Lessons in Gratitude Day 266

We are coming to the close of another week. By and large it has been a pretty good one. Now I approach the weekend which is often a mixed bag of emotions. Regular early readers of this blog will remember me writing about “blue Friday,” as each Friday I struggled with the blues and battled depression  sometimes through the entire weekend. I still suffer a bit from blue Friday, though it is not every Friday, and the amount of time I spend in a low energy, depressed funk is significantly less than it used to be. Sometimes I forget the distance I’ve travelled in the last several months. Because I still face some of the same challenges I did a year ago, it’s easy to lose sight of the progress I’ve made and the learning I’ve managed in this time.

Recently a friend who’s watched me go through the dramas of the past year and who’s known me for a few years commented on how far I’ve come over the past year in dealing with depression and bouncing back from numerous setbacks. I had to stop myself from discounting what she said. I still feel unsettled and at times quite shaky. My moments of equanimity seem tenuous at best and I feel the spectre of depression hanging around as if waiting to pounce at any moment. But, as I think about it, I am standing on my own two feet…sometimes a little shaky, but still standing. Over the past several weeks I’ve been researching my family tree, just beginning to learn a little bit about my ancestors. The researcher I am working with has a great deal of admiration for them and has pointed out to me on more than one occasion that I come from good stock. So in a sense I should not be surprised that in the midst of difficult circumstances I find a way to retain an ability to function, to soldier on no matter what. I am grateful for the progress I’ve made and for the people around me who see it and tell me about it. It makes those times when I feel a bit shaky a little easier to manage. And while I look forward to easier days when some of the current pressures lighten up a bit, I am learning to be alright with the shakiness and uncertainty that mark my current life.

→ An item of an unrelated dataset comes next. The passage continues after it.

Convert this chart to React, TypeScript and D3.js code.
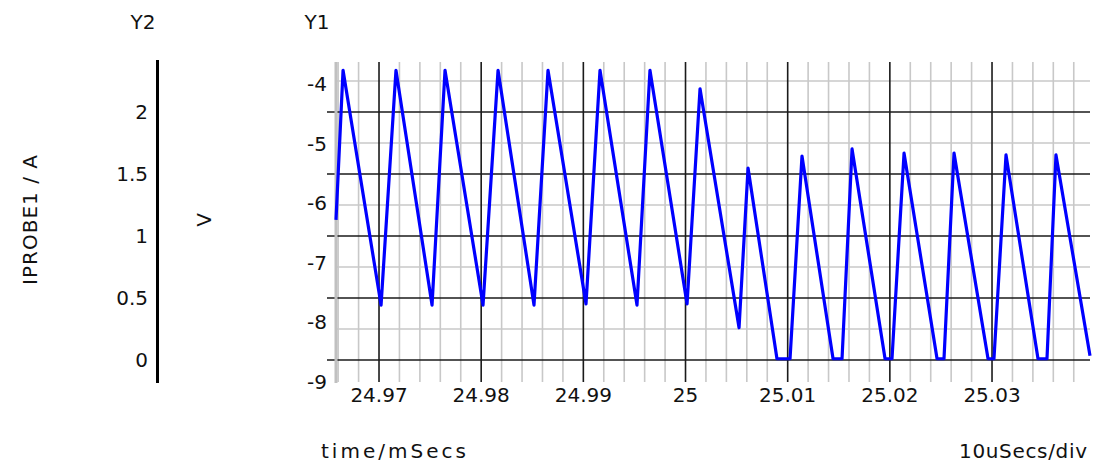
import React from "react";
import * as d3 from "d3";

// ---- data (time in mSecs, voltage in V) ----
const traceTime: number[] = [
  24.96579, 24.96648, 24.9702, 24.97166, 24.97519, 24.97646, 24.98018, 24.98165,
  24.98517, 24.98654, 24.99026, 24.99163, 24.99525, 24.99652, 25.00015, 25.00142,
  25.00524, 25.00612, 25.00895, 25.01023, 25.0114, 25.01444, 25.01532, 25.0163,
  25.01953, 25.02021, 25.02139, 25.02462, 25.0253, 25.02628, 25.02961, 25.03019,
  25.03137, 25.0345, 25.03538, 25.03626, 25.03959,
];
const traceVolts: number[] = [
  -6.28, -3.77, -7.71, -3.77, -7.71, -3.77, -7.71, -3.77,
  -7.71, -3.77, -7.69, -3.77, -7.71, -3.77, -7.69, -4.08,
  -8.09, -5.41, -8.61, -8.61, -5.21, -8.61, -8.61, -5.09,
  -8.61, -8.61, -5.16, -8.61, -8.61, -5.16, -8.61, -8.61,
  -5.19, -8.61, -8.61, -5.19, -8.56,
];

const xMajorTicks: number[] = [24.97, 24.98, 24.99, 25.0, 25.01, 25.02, 25.03];
const xTickLabels: string[] = ["24.97", "24.98", "24.99", "25", "25.01", "25.02", "25.03"];
const xMinorTicks: number[] = [
  24.966, 24.968, 24.972, 24.974, 24.976, 24.978, 24.982, 24.984, 24.986, 24.988,
  24.992, 24.994, 24.996, 24.998, 25.002, 25.004, 25.006, 25.008, 25.012, 25.014,
  25.016, 25.018, 25.022, 25.024, 25.026, 25.028, 25.032, 25.034, 25.036, 25.038,
];
const y1TickLabels: string[] = ["-4", "-5", "-6", "-7", "-8", "-9"];
const y2MajorTicks: number[] = [0, 0.5, 1, 1.5, 2];
const y2TickLabels: string[] = ["0", "0.5", "1", "1.5", "2"];
const y2MinorTicks: number[] = [0.25, 0.75, 1.25, 1.75, 2.25];

const W = 1099;
const H = 463;
const plotLeft = 336;
const plotRight = 1090;
const plotTop = 62;
const plotBottom = 382;
const FONT = "'DejaVu Sans', sans-serif";
const FS = 20;

export default function App() {
  const x = d3.scaleLinear().domain([24.96579, 25.03959]).range([plotLeft, plotRight]);
  const y1 = d3.scaleLinear().domain([-9, -3.631]).range([plotBottom, plotTop]);
  const y2 = d3.scaleLinear().domain([-0.177, 2.403]).range([plotBottom, plotTop]);
  const y1Label = d3.scalePoint<string>().domain(y1TickLabels).range([84, 382]);

  const line = d3
    .line<number>()
    .x((_, i) => x(traceTime[i]))
    .y((d) => y1(d));

  return (
    <svg
      width={W}
      height={H}
      style={{ position: "absolute", left: 0, top: 0, background: "#fff" }}
      fontFamily={FONT}
      fontSize={FS}
    >
      <rect x={0} y={0} width={W} height={H} fill="#fff" />
      {/* minor vertical grid */}
      {xMinorTicks.map((t) => (
        <line key={"xm" + t} x1={x(t)} x2={x(t)} y1={plotTop} y2={plotBottom} stroke="#c8c8c8" strokeWidth={1.6} />
      ))}
      {/* minor horizontal grid */}
      {y2MinorTicks.map((v) => (
        <line key={"ym" + v} x1={plotLeft} x2={plotRight} y1={y2(v)} y2={y2(v)} stroke="#c8c8c8" strokeWidth={1.6} />
      ))}
      {/* major vertical grid */}
      {xMajorTicks.map((t) => (
        <line key={"xM" + t} x1={x(t)} x2={x(t)} y1={plotTop} y2={plotBottom} stroke="#1a1a1a" strokeWidth={1.6} />
      ))}
      {/* major horizontal grid */}
      {y2MajorTicks.map((v) => (
        <line key={"yM" + v} x1={plotLeft - 9} x2={plotRight} y1={y2(v)} y2={y2(v)} stroke="#1a1a1a" strokeWidth={1.6} />
      ))}
      {/* left Y1 axis line */}
      <line x1={plotLeft} x2={plotLeft} y1={plotTop} y2={plotBottom + 1} stroke="#c0c0c0" strokeWidth={3} />

      {/* trace */}
      <path d={line(traceVolts) || ""} fill="none" stroke="#0000ff" strokeWidth={3.2} strokeLinejoin="round" />

      {/* x labels */}
      {xMajorTicks.map((t, i) => (
        <text key={"xl" + t} x={x(t)} y={402} textAnchor="middle" fill="#111">
          {xTickLabels[i]}
        </text>
      ))}
      {/* Y1 labels */}
      {y1TickLabels.map((l) => (
        <text key={"y1l" + l} x={327} y={(y1Label(l) as number) + 7} textAnchor="end" fill="#111">
          {l}
        </text>
      ))}
      {/* Y2 axis */}
      <line x1={157.5} x2={157.5} y1={60} y2={383} stroke="#000" strokeWidth={3} />
      {y2MajorTicks.map((v, i) => (
        <text key={"y2l" + v} x={148} y={y2(v) + 7} textAnchor="end" fill="#111">
          {y2TickLabels[i]}
        </text>
      ))}

      {/* titles */}
      <text x={143} y={29} textAnchor="middle" fill="#111">Y2</text>
      <text x={317} y={29} textAnchor="middle" fill="#111">Y1</text>
      <text transform="translate(37,220) rotate(-90)" textAnchor="middle" fill="#111" textLength={130} lengthAdjust="spacing">IPROBE1 / A</text>
      <text transform="translate(211,220) rotate(-90)" textAnchor="middle" fill="#111">V</text>
      <text x={321} y={458} textAnchor="start" fill="#111" textLength={145} lengthAdjust="spacing">time/mSecs</text>
      <text x={1087} y={458} textAnchor="end" fill="#111" textLength={128} lengthAdjust="spacing">10uSecs/div</text>
    </svg>
  );
}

It’s a good time to trot back out one of my favorite poems. I’ve posted it in its entirety twice and referred to it only two other times in 265 posts, which I find remarkable because it’s all about perseverance. So, I offer it once again. It’s been three months since I last wrote about it so it feels alright to bring it back. Besides, I have new sojourners who’ve only recently joined me on this path of gratitude. Whether you’ve been here from day one or are just joining in on day 266, its worth remembering with gratitude those times when we stand shaky but upright and hold on through those occasional dark nights of the soul to emerge into the light of the new day. For each of us today and for my ancestors who endured conditions and situations much harder than mine, I offer the poem Invictus by William Ernest Henley:

Invictus
Out of the night that covers me,
Black as the Pit from pole to pole,
I thank whatever gods may be
For my unconquerable soul.

In the fell clutch of circumstance
I have not winced nor cried aloud.
Under the bludgeonings of chance
My head is bloody, but unbowed.
Beyond this place of wrath and tears
Looms but the Horror of the shade,
And yet the menace of the years
Finds, and shall find, me unafraid.

It matters not how strait the gate,
How charged with punishments the scroll.
I am the master of my fate:
I am the captain of my soul.

May we be safe and protected. May we be healthy and strong in body, mind, and spirit. May we live with joy, ease, and wellbeing. May we be happy and peaceful. May we experience the arising and passing of all things with equanimity and balance. May we hold our sorrows and grief with great compassion. May we be free from suffering and the causes of suffering. So be it!